After her time in New York, Hillary returned to her California roots while also taking a step back from dance. “I didn’t know where I fit in, in L.A. anymore, in that scene, in the dance world,” Hillary says.

“From the beginning we’ve felt this body-positive movement, and I think there are even better ways to say it now, like body neutrality. We felt [driven] to have that as a part of our space because of our dance background.” 

She started teaching Beyoncé-style dance lessons just for fun. Yaya heard about the class through a friend, and when she and Hillary met, the two former dancers immediately hit it off. Their shared backgrounds in dance and fitness sparked a conversation on how to combine those passions.

“We [wanted] to find the joy in working out. For us it’s music and movement—that’s what drives us,” Hillary says.

“As dancers, we get bored really easily,” Yaya adds. “We can’t just be on the treadmill for an hour.” They wanted to create a space that merged fitness with dance—a workout that was both challenging and fun.

“We also wanted it to be inclusive,” Yaya emphasizes. “As ex-dancers, the weigh-ins and the constant comparisons to other women’s bodies can be mentally tough. We wanted to make sure we opened up a space for everyone, no matter what their size or ability.”

In October 2016, Shine Studio opened its doors. “From the beginning we’ve felt this body-positive movement, and I think there are even better ways to say it now, like body neutrality. We felt [driven] to have that as a part of our space because of our dance background,” Hillary says.
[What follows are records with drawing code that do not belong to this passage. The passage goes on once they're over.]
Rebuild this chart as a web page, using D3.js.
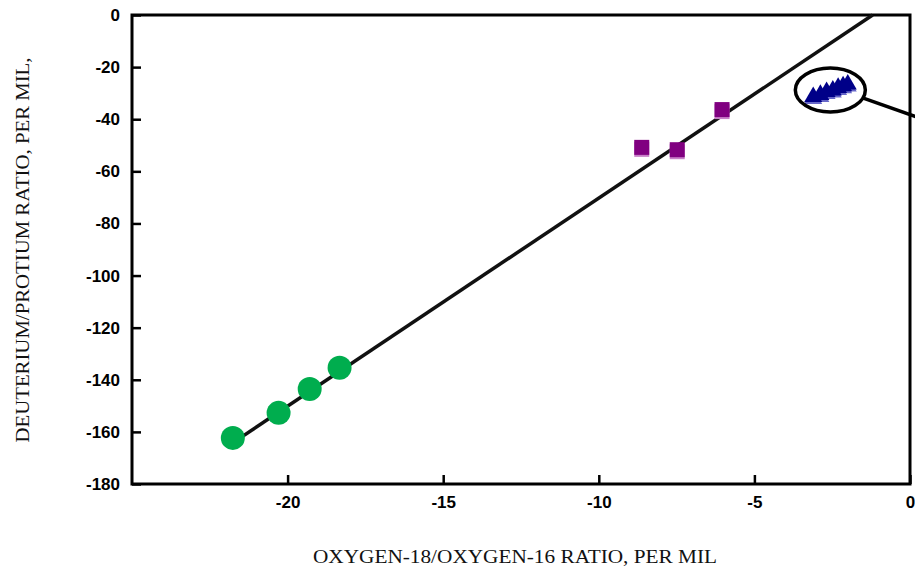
<!DOCTYPE html>
<html>
<head>
<meta charset="utf-8">
<script src="https://cdn.jsdelivr.net/npm/d3@7"></script>
<style>
  body { margin: 0; background: #fff; }
  .tick text { font-family: "Liberation Sans", Arial, sans-serif; font-weight: bold; font-size: 17px; fill: #000; }
  .title { font-family: "Liberation Serif", "Times New Roman", serif; font-size: 19px; fill: #111; }
</style>
</head>
<body>
<div id="chart"></div>
<script>
    // data
    var xTicks = [-20, -15, -10, -5, 0];
    var yTicks = [0, -20, -40, -60, -80, -100, -120, -140, -160, -180];

    var circleX = [-21.76, -20.29, -19.29, -18.33];
    var circleY = [-162.3, -152.7, -143.5, -135.4];

    var squareX = [-8.62, -7.48, -6.04];
    var squareY = [-50.8, -51.7, -36.3];

    var triX = [-3.11, -2.88, -2.68, -2.48, -2.31, -2.15, -2.0];
    var triY = [-31.4, -30.6, -29.5, -28.9, -27.9, -27.3, -26.6];

    var lineX = [-21.8, -1.2];
    var lineY = [-164.5, 0];

    var width = 915, height = 568;
    var mLeft = 132, mRight = 910, mTop = 15, mBottom = 484;

    var svg = d3.select("#chart").append("svg")
        .attr("width", width)
        .attr("height", height);

    var x = d3.scaleLinear().domain([-25, 0]).range([mLeft, mRight]);
    var y = d3.scaleLinear().domain([-180, 0]).range([mBottom, mTop]);

    var fmt = function(d) { return String(d); };

    // x axis, ticks pointing up into the plot
    var xAxis = d3.axisBottom(x).tickValues(xTicks).tickSizeInner(-9).tickSizeOuter(0).tickPadding(10)
        .tickFormat(fmt);
    var gx = svg.append("g").attr("transform", "translate(0," + mBottom + ")").call(xAxis);
    gx.select(".domain").remove();
    gx.selectAll(".tick line").attr("stroke-width", 2.5);
    gx.selectAll(".tick text").attr("dy", "0.85em");

    var yAxis = d3.axisLeft(y).tickValues(yTicks).tickSizeInner(-9).tickSizeOuter(0).tickPadding(12)
        .tickFormat(fmt);
    var gy = svg.append("g").attr("transform", "translate(" + mLeft + ",0)").call(yAxis);
    gy.select(".domain").remove();
    gy.selectAll(".tick line").attr("stroke-width", 2.5);

    // frame
    svg.append("rect")
        .attr("x", mLeft).attr("y", mTop)
        .attr("width", mRight - mLeft).attr("height", mBottom - mTop)
        .attr("fill", "none").attr("stroke", "#000").attr("stroke-width", 3);

    // regression line
    svg.append("line")
        .attr("x1", x(lineX[0])).attr("y1", y(lineY[0]))
        .attr("x2", x(lineX[1])).attr("y2", y(lineY[1]))
        .attr("stroke", "#111").attr("stroke-width", 3.5);

    // circles
    svg.selectAll(".dot").data(circleX).enter().append("circle")
        .attr("class", "dot")
        .attr("cx", function(d) { return x(d); })
        .attr("cy", function(d, i) { return y(circleY[i]); })
        .attr("r", 12)
        .attr("fill", "#00ad4e");

    // squares
    var sq = 15;
    svg.selectAll(".sqs").data(squareX).enter().append("rect")
        .attr("x", function(d) { return x(d) - sq / 2; })
        .attr("y", function(d, i) { return y(squareY[i]) - sq / 2 + 2; })
        .attr("width", sq).attr("height", sq)
        .attr("fill", "#c77fc7");
    svg.selectAll(".sq").data(squareX).enter().append("rect")
        .attr("x", function(d) { return x(d) - sq / 2; })
        .attr("y", function(d, i) { return y(squareY[i]) - sq / 2; })
        .attr("width", sq).attr("height", sq)
        .attr("fill", "#800080");

    // triangles
    var tri = d3.symbol().type(d3.symbolTriangle).size(140);
    svg.selectAll(".trs").data(triX).enter().append("path")
        .attr("d", tri)
        .attr("transform", function(d, i) { return "translate(" + x(d) + "," + (y(triY[i]) + 2) + ")"; })
        .attr("fill", "#6666c8");
    svg.selectAll(".tr").data(triX).enter().append("path")
        .attr("d", tri)
        .attr("transform", function(d, i) { return "translate(" + x(d) + "," + y(triY[i]) + ")"; })
        .attr("fill", "#000088");

    // callout
    var ex = x(-2.56), ey = y(-28.8);
    svg.append("ellipse")
        .attr("cx", ex).attr("cy", ey).attr("rx", 35).attr("ry", 22)
        .attr("fill", "none").attr("stroke", "#000").attr("stroke-width", 3.5);
    svg.append("line")
        .attr("x1", ex + 33).attr("y1", ey + 8)
        .attr("x2", width + 2).attr("y2", ey + 27)
        .attr("stroke", "#000").attr("stroke-width", 3.5);

    // axis titles
    svg.append("text").attr("class", "title")
        .attr("x", 515).attr("y", 563)
        .attr("text-anchor", "middle")
        .attr("textLength", 404).attr("lengthAdjust", "spacingAndGlyphs")
        .text("OXYGEN-18/OXYGEN-16 RATIO, PER MIL");

    svg.append("text").attr("class", "title")
        .attr("transform", "translate(29,250) rotate(-90)")
        .attr("text-anchor", "middle")
        .attr("textLength", 385).attr("lengthAdjust", "spacingAndGlyphs")
        .text("DEUTERIUM/PROTIUM RATIO, PER MIL,");
</script>
</body>
</html>
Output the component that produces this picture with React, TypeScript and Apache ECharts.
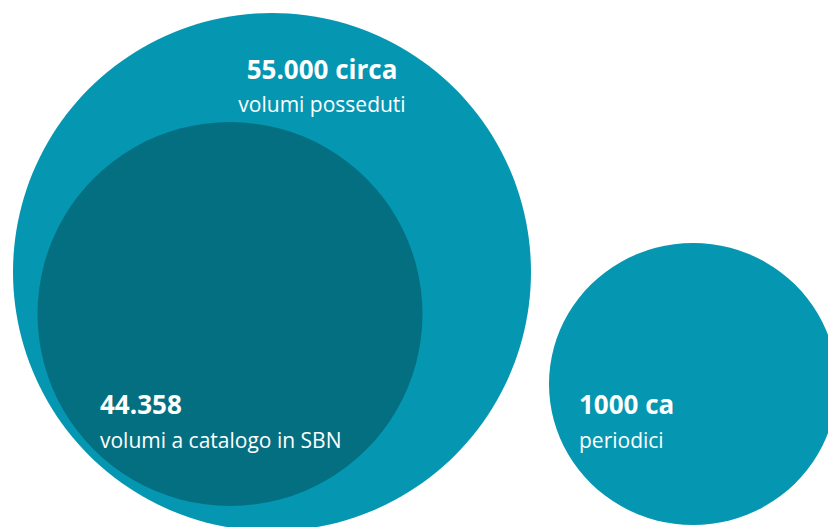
import React, { useEffect, useRef } from "react";
import * as echarts from "echarts";

// Data
const circleNames = ["volumi posseduti", "volumi a catalogo in SBN", "periodici"];
const circleValues = [55000, 44358, 1000];
const valueLabels = ["55.000 circa", "44.358", "1000 ca"];

// Layout (pixel-space of the 828x527 canvas)
const centersX = [272, 230, 693];
const centersY = [272, 314, 384];
const sizes: [number, number][] = [
  [518, 518],
  [385, 384],
  [288, 282],
];
const fills = ["#0597b2", "#046f81", "#0597b2"];
const labelPos = [
  { x: 322, y1: 69, y2: 104, align: "center" },
  { x: 100, y1: 404, y2: 440, align: "left" },
  { x: 579, y1: 404, y2: 440, align: "left" },
];

export default function App() {
  const ref = useRef<HTMLDivElement>(null);
  useEffect(() => {
    document.body.style.margin = "0";
    if (!ref.current) return;
    const chart = echarts.init(ref.current, undefined, { renderer: "svg" });
    const font = "'Open Sans', 'Noto Sans', sans-serif";
    const graphics: any[] = [];
    valueLabels.forEach((v, i) => {
      const p = labelPos[i];
      graphics.push({
        type: "text",
        x: p.x,
        y: p.y1,
        z: 10,
        style: {
          text: v,
          fill: "#ffffff",
          font: `bold 26px ${font}`,
          textAlign: p.align,
          textVerticalAlign: "middle",
        },
      });
      graphics.push({
        type: "text",
        x: p.x,
        y: p.y2,
        z: 10,
        style: {
          text: circleNames[i],
          fill: "#ffffff",
          font: `21px ${font}`,
          textAlign: p.align,
          textVerticalAlign: "middle",
        },
      });
    });
    chart.setOption({
      animation: false,
      backgroundColor: "#ffffff",
      grid: { left: 0, right: 0, top: 0, bottom: 0 },
      xAxis: { type: "value", min: 0, max: 828, show: false },
      yAxis: { type: "value", min: 0, max: 527, inverse: true, show: false },
      tooltip: { show: false },
      series: [
        {
          type: "scatter",
          symbol: "circle",
          silent: true,
          data: circleValues.map((val, i) => ({
            name: circleNames[i],
            value: [centersX[i], centersY[i], val],
            symbolSize: sizes[i],
            itemStyle: { color: fills[i], opacity: 1 },
          })),
        },
      ],
      graphic: graphics,
    });
    return () => chart.dispose();
  }, []);
  return <div ref={ref} style={{ width: 828, height: 527 }} />;
}
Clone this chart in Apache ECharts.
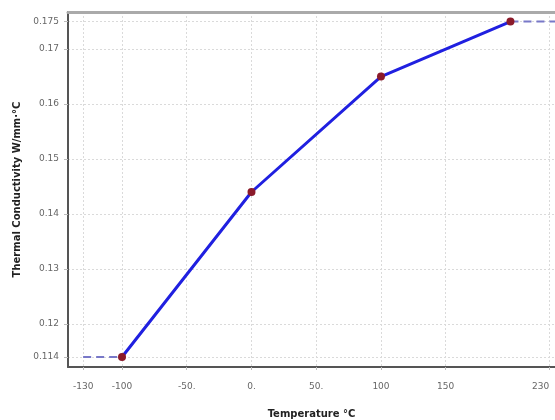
<!DOCTYPE html>
<html><head><meta charset="utf-8">
<script src="https://cdn.jsdelivr.net/npm/echarts@6/dist/echarts.min.js"></script>
<style>html,body{margin:0;padding:0;background:#fff}#c{width:555px;height:420px}</style>
</head><body><div id="c"></div>
<script>
const temperatures = [-100, 0, 100, 200];
const conductivity = [0.114, 0.144, 0.165, 0.175];
const xTicks = [-130, -100, -50, 0, 50, 100, 150, 230];
const xTickLabels = ['-130', '-100', '-50.', '0.', '50.', '100', '150', '230'];
const yTicks = [0.114, 0.12, 0.13, 0.14, 0.15, 0.16, 0.17, 0.175];
const yTickLabels = ['0.114', '0.12', '0.13', '0.14', '0.15', '0.16', '0.17', '0.175'];
const leftExt = [[-130, 0.114], [-100, 0.114]];
const rightExt = [[200, 0.175], [234.4, 0.175]];
const xMin = -141.7, xMax = 234.4, yMin = 0.11218, yMax = 0.17673;

const chart = echarts.init(document.getElementById('c'));
const labelStyle = {color: '#666', fontSize: 9, fontFamily: 'DejaVu Sans'};
const gridLine = {show: true, lineStyle: {color: '#dadada', type: [2, 2], width: 1}};
chart.setOption({
  animation: false,
  grid: {left: 68, right: 0, top: 12, bottom: 53, outerBoundsMode: 'none', containLabel: false},
  xAxis: [{
    type: 'value', min: xMin, max: xMax, position: 'bottom',
    name: 'Temperature °C', nameLocation: 'middle', nameGap: 42,
    nameTextStyle: {color: '#222', fontSize: 10, fontWeight: 'bold', fontFamily: 'DejaVu Sans'},
    axisLine: {show: true, onZero: false, lineStyle: {color: '#555', width: 2}},
    axisTick: {show: true, customValues: xTicks, length: 3, lineStyle: {color: '#bbb'}},
    axisLabel: Object.assign({customValues: xTicks, margin: 15, alignMaxLabel: 'right',
      formatter: v => { const i = xTicks.indexOf(v); return i >= 0 ? xTickLabels[i] : ''; }}, labelStyle),
    splitLine: gridLine
  }, {
    type: 'value', min: xMin, max: xMax, position: 'top',
    axisLine: {show: true, onZero: false, lineStyle: {color: '#aaa', width: 3}},
    axisTick: {show: false}, axisLabel: {show: false}, splitLine: {show: false}
  }],
  yAxis: {
    type: 'value', min: yMin, max: yMax,
    name: 'Thermal Conductivity W/mm·°C', nameLocation: 'middle', nameGap: 46,
    nameTextStyle: {color: '#222', fontSize: 10, fontWeight: 'bold', fontFamily: 'DejaVu Sans'},
    axisLine: {show: true, onZero: false, lineStyle: {color: '#555', width: 2}},
    axisTick: {show: true, customValues: yTicks, length: 4, lineStyle: {color: '#bbb'}},
    axisLabel: Object.assign({customValues: yTicks, margin: 9,
      formatter: v => { const i = yTicks.findIndex(t => Math.abs(t - v) < 1e-9); return i >= 0 ? yTickLabels[i] : ''; }}, labelStyle),
    splitLine: gridLine
  },
  series: [
    {type: 'line', data: leftExt, symbol: 'none', lineStyle: {color: '#7878c8', width: 2, type: [8, 5]}},
    {type: 'line', data: rightExt, symbol: 'none', lineStyle: {color: '#7878c8', width: 2, type: [8, 5]}},
    {type: 'line', data: temperatures.map((t, i) => [t, conductivity[i]]),
     symbol: 'circle', symbolSize: 8,
     lineStyle: {color: '#2020e0', width: 3},
     itemStyle: {color: '#8b1a2a', borderWidth: 0}}
  ]
});
</script></body></html>
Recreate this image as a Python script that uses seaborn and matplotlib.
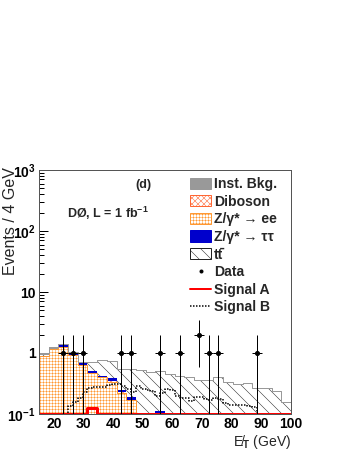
import numpy as np
import pandas as pd
import seaborn as sns
import matplotlib.pyplot as plt
from matplotlib.patches import Patch
from matplotlib.lines import Line2D
from matplotlib.ticker import MultipleLocator, LogLocator, NullFormatter

# 26 bins from 15 to 100 GeV (signal B uses half-width bins)
edges = np.linspace(15, 100, 27)
fine_edges = np.linspace(15, 100, 53)

zee = [0.90, 1.16, 1.24, 0.94, 0.64, 0.47, 0.40, 0.34, 0.225, 0.17,
       0, 0, 0, 0, 0, 0, 0, 0, 0, 0, 0, 0, 0, 0, 0, 0]
diboson = [0, 0, 0, 0, 0.003, 0.003, 0.003, 0.003, 0.002, 0.002,
           0, 0, 0, 0, 0, 0, 0, 0, 0, 0, 0, 0, 0, 0, 0, 0]
ztt = [0, 0, 0.10, 0.05, 0.04, 0.03, 0.02, 0.04, 0.02, 0.015,
       0, 0, 0.113, 0, 0, 0, 0, 0, 0, 0, 0, 0, 0, 0, 0, 0]
ttbar = [0.01, 0.02, 0.02, 0.03, 0.04, 0.22, 0.35, 0.36, 0.30, 0.355,
         0.53, 0.49, 0.40, 0.45, 0.42, 0.40, 0.36, 0.36, 0.41, 0.33,
         0.31, 0.32, 0.27, 0.27, 0.24, 0.16]
inst = [0.09, 0.06, 0.05, 0.03, 0, 0, 0, 0, 0, 0,
        0, 0, 0, 0, 0, 0, 0, 0, 0, 0, 0, 0, 0, 0, 0, 0]
data = [0, 0, 1, 1, 1, 0, 0, 0, 1, 1, 0, 0, 1, 0, 1, 0, 2, 1, 1, 0,
        0, 0, 1, 0, 0, 0]
signal_a = [0.02, 0.02, 0.02, 0.02, 0.02, 0.125, 0.02, 0.02, 0.02, 0.02,
            0.02, 0.02, 0.02, 0.02, 0.02, 0.02, 0.02, 0.02, 0.02, 0.02,
            0.02, 0.02, 0.02, 0.02, 0.02, 0.02]
signal_b = [0.05, 0.05, 0.05, 0.05, 0.05, 0.10, 0.136, 0.16, 0.18, 0.23,
            0.27, 0.28, 0.28, 0.28, 0.30, 0.31, 0.31, 0.29, 0.26, 0.23,
            0.29, 0.26, 0.25, 0.24, 0.20, 0.225, 0.26, 0.25, 0.20, 0.186,
            0.18, 0.165, 0.19, 0.19, 0.175, 0.17, 0.18, 0.175, 0.15, 0.14,
            0.14, 0.14, 0.14, 0.135, 0.13, 0.05, 0.05, 0.05, 0.05, 0.05,
            0.05, 0.05]

labels = ['Inst. Bkg.', 'Diboson', 'Z/γ* → ee', 'Z/γ* → ττ', 'tt\u0304',
          'Data', 'Signal A', 'Signal B']

ymin, ymax = 0.1, 1000

sns.set_theme(style='ticks')
plt.rcParams['font.family'] = ['Liberation Sans', 'DejaVu Sans']
plt.rcParams['font.weight'] = 'bold'
plt.rcParams['mathtext.fontset'] = 'custom'
plt.rcParams['mathtext.rm'] = 'Liberation Sans:bold'
plt.rcParams['mathtext.bf'] = 'Liberation Sans:bold'
plt.rcParams['mathtext.it'] = 'Liberation Sans:bold:italic'
plt.rcParams['hatch.linewidth'] = 0.5

centers = 0.5 * (edges[1:] + edges[:-1])
fine_centers = 0.5 * (fine_edges[1:] + fine_edges[:-1])
widths = np.diff(edges)

fig = plt.figure(figsize=(349 / 72, 451 / 72), dpi=72)
ax = fig.add_axes([39 / 349, 37 / 451, 252 / 349, 244 / 451])

cum = np.cumsum([zee, diboson, ztt, ttbar, inst], axis=0)


def hist(x, w, bins, **kw):
    df = pd.DataFrame({'x': x, 'w': w})
    sns.histplot(data=df, x='x', weights='w', bins=list(bins), element='step',
                 ax=ax, **kw)


hist(centers, cum[4], edges, fill=True, facecolor='#999999', edgecolor='#999999', linewidth=0)
hist(centers, cum[3], edges, fill=True, facecolor='white', edgecolor='#222222', hatch='\\\\', linewidth=0)
hist(centers, cum[2], edges, fill=True, facecolor='#0000cc', edgecolor='#0000cc', linewidth=0)
hist(centers, cum[1], edges, fill=True, facecolor='white', edgecolor='#ff6633', hatch='xxxx', linewidth=0)
hist(centers, cum[0], edges, fill=True, facecolor='white', edgecolor='#ff9933', hatch='++++', linewidth=1)
hist(centers, cum[4], edges, fill=False, color='#999999', linewidth=1)

hist(fine_centers, np.maximum(signal_b, ymin), fine_edges, fill=False, color='black',
     linestyle=(0, (1, 1)), linewidth=1.5)
hist(centers, np.maximum(signal_a, ymin), edges, fill=False, color='red', linewidth=3)

data = np.array(data, dtype=float)
m = data > 0
err = np.sqrt(data[m])
ax.errorbar(centers[m], data[m], xerr=widths[m] / 2, yerr=[err, err],
            fmt='o', color='black', ms=4, lw=1, capsize=0, zorder=5)

ax.set_yscale('log')
ax.set_xlim(15, 100)
ax.set_ylim(ymin, ymax)
ax.set_yticks([0.1, 1, 10, 100, 1000])
ax.set_yticklabels(['10$^{-1}$', '1', '10', '10$^{2}$', '10$^{3}$'])
ax.yaxis.set_minor_locator(LogLocator(subs=np.arange(2, 10)))
ax.yaxis.set_minor_formatter(NullFormatter())
ax.xaxis.set_major_locator(MultipleLocator(10))
ax.xaxis.set_minor_locator(MultipleLocator(2))
ax.tick_params(which='both', direction='in', top=False, right=False,
               labelsize=14, colors='black')
ax.tick_params(which='major', length=9, width=1, pad=3)
ax.tick_params(which='minor', length=5, width=1)
for s in ax.spines.values():
    s.set_color('#555555')
    s.set_linewidth(1)

ax.set_ylabel('Events / 4 GeV', fontsize=16, loc='top')
ax.yaxis.set_label_coords(-0.085, 1.01)
ax.yaxis.label.set_horizontalalignment('right')
ax.set_xlabel('E\u0338$_{\\mathrm{T}}$ (GeV)', fontsize=14, loc='right', labelpad=2)

fig.text(143 / 349, 1 - 185 / 451, '(d)', ha='center', va='center', fontsize=12.5)
fig.text(67 / 349, 1 - 213 / 451, 'DØ, L = 1 fb$^{-1}$', ha='left', va='center',
         fontsize=12.5)

handles = [Patch(facecolor='#999999', edgecolor='#999999'),
           Patch(facecolor='white', edgecolor='#ff6633', hatch='xxxx'),
           Patch(facecolor='white', edgecolor='#ff9933', hatch='++++'),
           Patch(facecolor='#0000cc', edgecolor='#0000cc'),
           Patch(facecolor='white', edgecolor='#222222', hatch='\\\\'),
           Line2D([], [], marker='o', color='black', ls='none', ms=3),
           Line2D([], [], color='red', lw=2),
           Line2D([], [], color='black', ls=(0, (1, 1)), lw=1.5)]
fig.legend(handles, labels, loc='upper left', bbox_to_anchor=(190 / 349, 1 - 177 / 451),
           frameon=False, fontsize=14, handlelength=1.5, handleheight=0.85,
           handletextpad=0.2, labelspacing=0.26, borderpad=0, borderaxespad=0)

fig.savefig('out.png', dpi=72)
Both women are open about their individual journeys of self-discovery and coming to terms with the pressure they endured to maintain a certain body image as dancers. “There is still a lot of work to be done with body positivity and body acceptance,” Hillary says. “We felt like we needed to be champions of that, even if it meant we were still working on it within ourselves.”

Part of the work includes changing the conversation around fitness and nutrition. There are certain things you won’t hear at Shine Studio. “We will never say ‘summer body’ or ‘burn off that pizza’ or ‘earn your mimosa’! You do not work out to eat; that is not the point of life. You eat to live, and you work out for health and longevity,” Hillary says.

As moms, Hillary and Yaya are mindful of the conversations they have at home as well. “We have to show our kids that it’s not about bad food or good food; it’s how nourishing it is,” Yaya points out. “Like, ‘We’re eating from the earth today; let’s try that, buddy.’”

Fitness is often viewed as a punishment for overindulgence or as a means to an end, like a smaller pant size or an upcoming weekend away. Hillary and Yaya want to change that.

“Fitness is a journey. Health is a journey. Start now, do it now, feel good now,” says Hillary. “Put yourself out there and work out because it’s good for you. It’s not just about being a certain size or looking a certain way.”